We also saw Machaerus, the hilltop fortress (ruins now) where, almost certainly, Herod had John the Baptist beheaded, and Mt. Nebo, where Moses looked out over the Promised Land, after 40 years of wandering, and then died. Both are speckled with hermit caves, and Nebo has a church and monastery.
It took us three hours to cross back into Israel at Jericho. A difficult ending to a difficult journey.
Then, I got food poisoning. From an entirely vegetarian meal, go figure.
Often, I felt overloaded with information and emotion on this course, but it was also an incredible experience and I wouldn't take it back. But I'm still trying to figure out how it's changed me and my faith. We did too much, really, and we gave that feedback.

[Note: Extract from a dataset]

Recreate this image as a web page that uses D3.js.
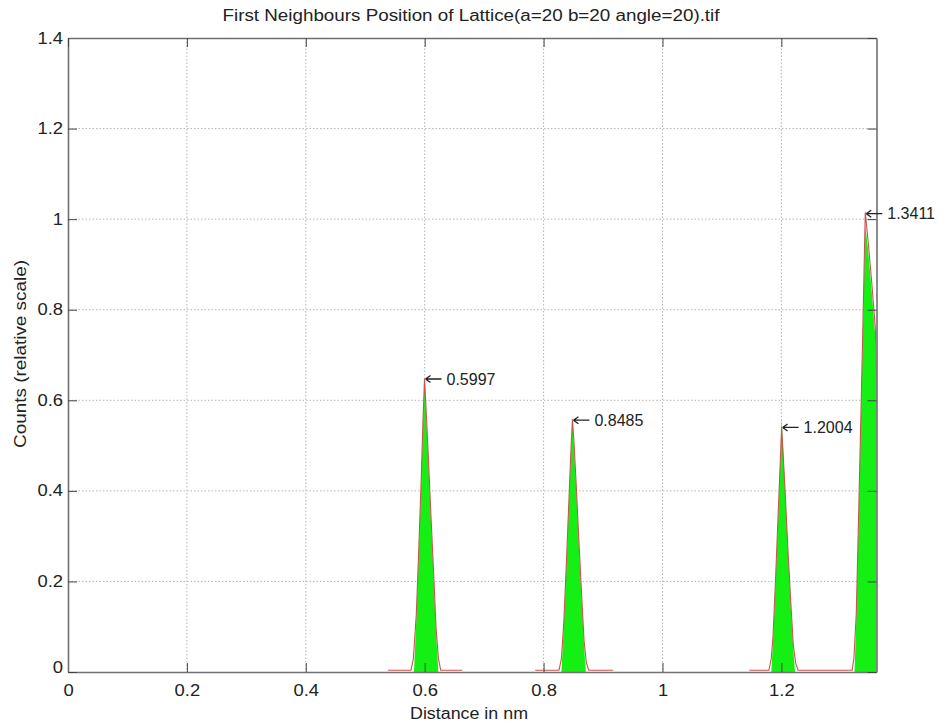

But under all the things we saw (see list above) a lot was happening... With scripture, prayer, landscape, and even just the spiritual discipline of perseverence!
It's wonderful to have two whole weeks here so we don't have to rush, we always come back and sleep in the same room, and we can spend whole days writing, reading, and figuring out what's happened to us on this sabbatical. Besides the fun of Baroque churches and gelato (more on that soon), I've really needed this time in Rome to unwind and reflect, and to transition back to a more Western existence. (Although the organized religion thing is pretty intense here, too. At least no one is killing each other or fighting over it in this particular moment in history.)
Thanks for your patience! We are in Rome for one more week, feeling very grateful, and loving being in a city with so much water (fountains everywhere) and cooler temperatures. So far, no more dehydration spells.